● Problem details: Repeat each entry exactly and drop the pictures.

● Data excerpts:
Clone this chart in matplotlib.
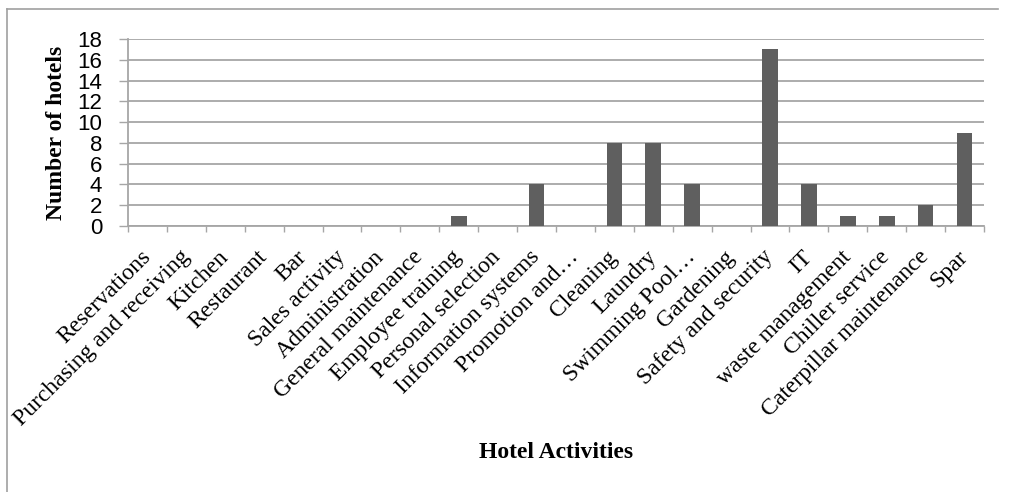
import matplotlib.pyplot as plt
from matplotlib.lines import Line2D
import numpy as np

# data
activities = ['Reservations', 'Purchasing and receiving', 'Kitchen', 'Restaurant', 'Bar',
              'Sales activity', 'Administration', 'General maintenance', 'Employee training',
              'Personal selection', 'Information systems', 'Promotion and\u2026', 'Cleaning',
              'Laundry', 'Swimming Pool\u2026', 'Gardening', 'Safety and security', 'IT',
              'waste management', 'Chiller service', 'Caterpillar maintenance', 'Spar']
hotels = [0, 0, 0, 0, 0, 0, 0, 0, 1, 0, 4, 0, 8, 8, 4, 0, 17, 4, 1, 1, 2, 9]
yticks = list(range(0, 19, 2))

serif = 'Liberation Serif'
grid_col = '#a6a6a6'

fig = plt.figure(figsize=(10.09, 4.92), dpi=100)
ax = fig.add_axes([128/1009, 1 - 226/492, (984 - 128)/1009, (226 - 39)/492])

x = np.arange(len(activities))
ax.bar(x, hotels, width=0.4, color='#5f5f5f', zorder=3)

ax.set_xlim(-0.5, len(activities) - 0.5)
ax.set_ylim(0, 18)
ax.set_yticks(yticks)
ax.set_yticklabels([str(v) for v in yticks], family='Liberation Sans', fontsize=16)
ax.yaxis.grid(True, color=grid_col, linewidth=1.3, zorder=0)
ax.tick_params(axis='y', length=6.5, color=grid_col, width=1.0, pad=12)

# category labels at centres, tick marks at boundaries
ax.set_xticks(x)
ax.set_xticklabels(activities, rotation=45, ha='right', va='center',
                   rotation_mode='anchor', family=serif, fontsize=17)
ax.tick_params(axis='x', which='major', length=0, pad=20)
ax.set_xticks(np.arange(-0.5, len(activities)), minor=True)
ax.tick_params(axis='x', which='minor', length=4.5, color=grid_col, width=1.0, direction='out')

for s in ['top', 'right']:
    ax.spines[s].set_visible(False)
for s in ['left', 'bottom']:
    ax.spines[s].set_color(grid_col)
    ax.spines[s].set_linewidth(1.3)

ax.set_ylabel('Number of hotels', family=serif, fontsize=17, fontweight='bold')
ax.yaxis.set_label_coords((67 - 128)/856, 0.5)
fig.text(556/1009, 1 - 452/492, 'Hotel Activities', family=serif, fontsize=17,
         fontweight='bold', ha='center', va='center')

# outer chart frame (left and top edges visible)
fig.add_artist(Line2D([7/1009, 7/1009], [0, 1 - 9/492], color='#a0a0a0', linewidth=1.2,
                      transform=fig.transFigure))
fig.add_artist(Line2D([7/1009, 998/1009], [1 - 9/492, 1 - 9/492], color='#a0a0a0',
                      linewidth=1.2, transform=fig.transFigure))

fig.savefig('out.png', dpi=100)
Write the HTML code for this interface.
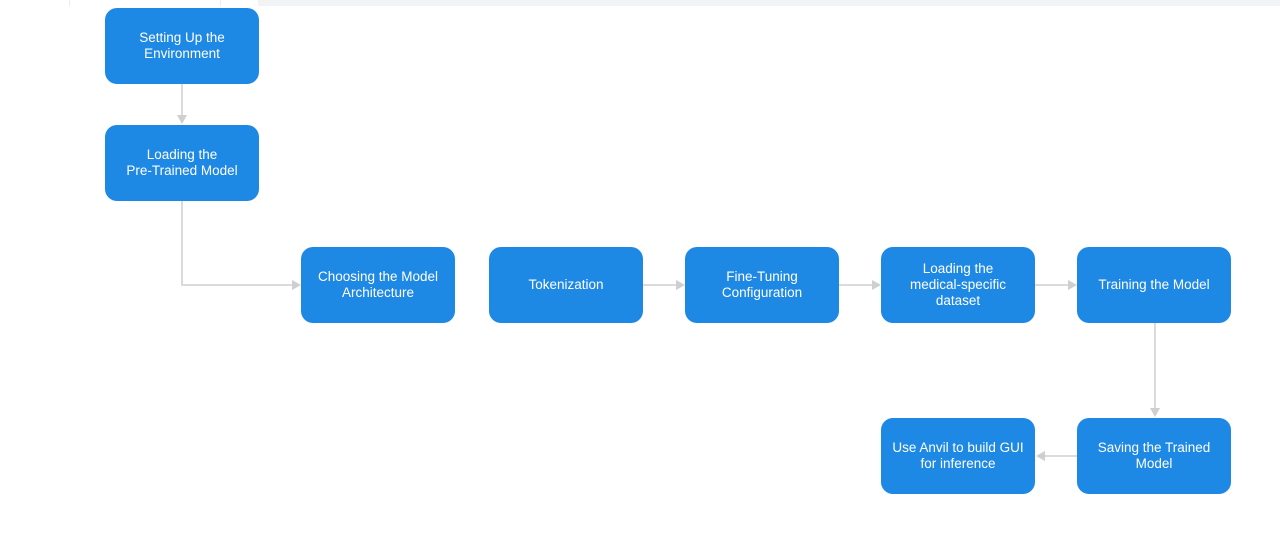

● The completed task:
Clone this chart in matplotlib.
import matplotlib.pyplot as plt
from matplotlib.lines import Line2D
import numpy as np

# data
activities = ['Reservations', 'Purchasing and receiving', 'Kitchen', 'Restaurant', 'Bar',
              'Sales activity', 'Administration', 'General maintenance', 'Employee training',
              'Personal selection', 'Information systems', 'Promotion and\u2026', 'Cleaning',
              'Laundry', 'Swimming Pool\u2026', 'Gardening', 'Safety and security', 'IT',
              'waste management', 'Chiller service', 'Caterpillar maintenance', 'Spar']
hotels = [0, 0, 0, 0, 0, 0, 0, 0, 1, 0, 4, 0, 8, 8, 4, 0, 17, 4, 1, 1, 2, 9]
yticks = list(range(0, 19, 2))

serif = 'Liberation Serif'
grid_col = '#a6a6a6'

fig = plt.figure(figsize=(10.09, 4.92), dpi=100)
ax = fig.add_axes([128/1009, 1 - 226/492, (984 - 128)/1009, (226 - 39)/492])

x = np.arange(len(activities))
ax.bar(x, hotels, width=0.4, color='#5f5f5f', zorder=3)

ax.set_xlim(-0.5, len(activities) - 0.5)
ax.set_ylim(0, 18)
ax.set_yticks(yticks)
ax.set_yticklabels([str(v) for v in yticks], family='Liberation Sans', fontsize=16)
ax.yaxis.grid(True, color=grid_col, linewidth=1.3, zorder=0)
ax.tick_params(axis='y', length=6.5, color=grid_col, width=1.0, pad=12)

# category labels at centres, tick marks at boundaries
ax.set_xticks(x)
ax.set_xticklabels(activities, rotation=45, ha='right', va='center',
                   rotation_mode='anchor', family=serif, fontsize=17)
ax.tick_params(axis='x', which='major', length=0, pad=20)
ax.set_xticks(np.arange(-0.5, len(activities)), minor=True)
ax.tick_params(axis='x', which='minor', length=4.5, color=grid_col, width=1.0, direction='out')

for s in ['top', 'right']:
    ax.spines[s].set_visible(False)
for s in ['left', 'bottom']:
    ax.spines[s].set_color(grid_col)
    ax.spines[s].set_linewidth(1.3)

ax.set_ylabel('Number of hotels', family=serif, fontsize=17, fontweight='bold')
ax.yaxis.set_label_coords((67 - 128)/856, 0.5)
fig.text(556/1009, 1 - 452/492, 'Hotel Activities', family=serif, fontsize=17,
         fontweight='bold', ha='center', va='center')

# outer chart frame (left and top edges visible)
fig.add_artist(Line2D([7/1009, 7/1009], [0, 1 - 9/492], color='#a0a0a0', linewidth=1.2,
                      transform=fig.transFigure))
fig.add_artist(Line2D([7/1009, 998/1009], [1 - 9/492, 1 - 9/492], color='#a0a0a0',
                      linewidth=1.2, transform=fig.transFigure))

fig.savefig('out.png', dpi=100)
Write the HTML code for this interface.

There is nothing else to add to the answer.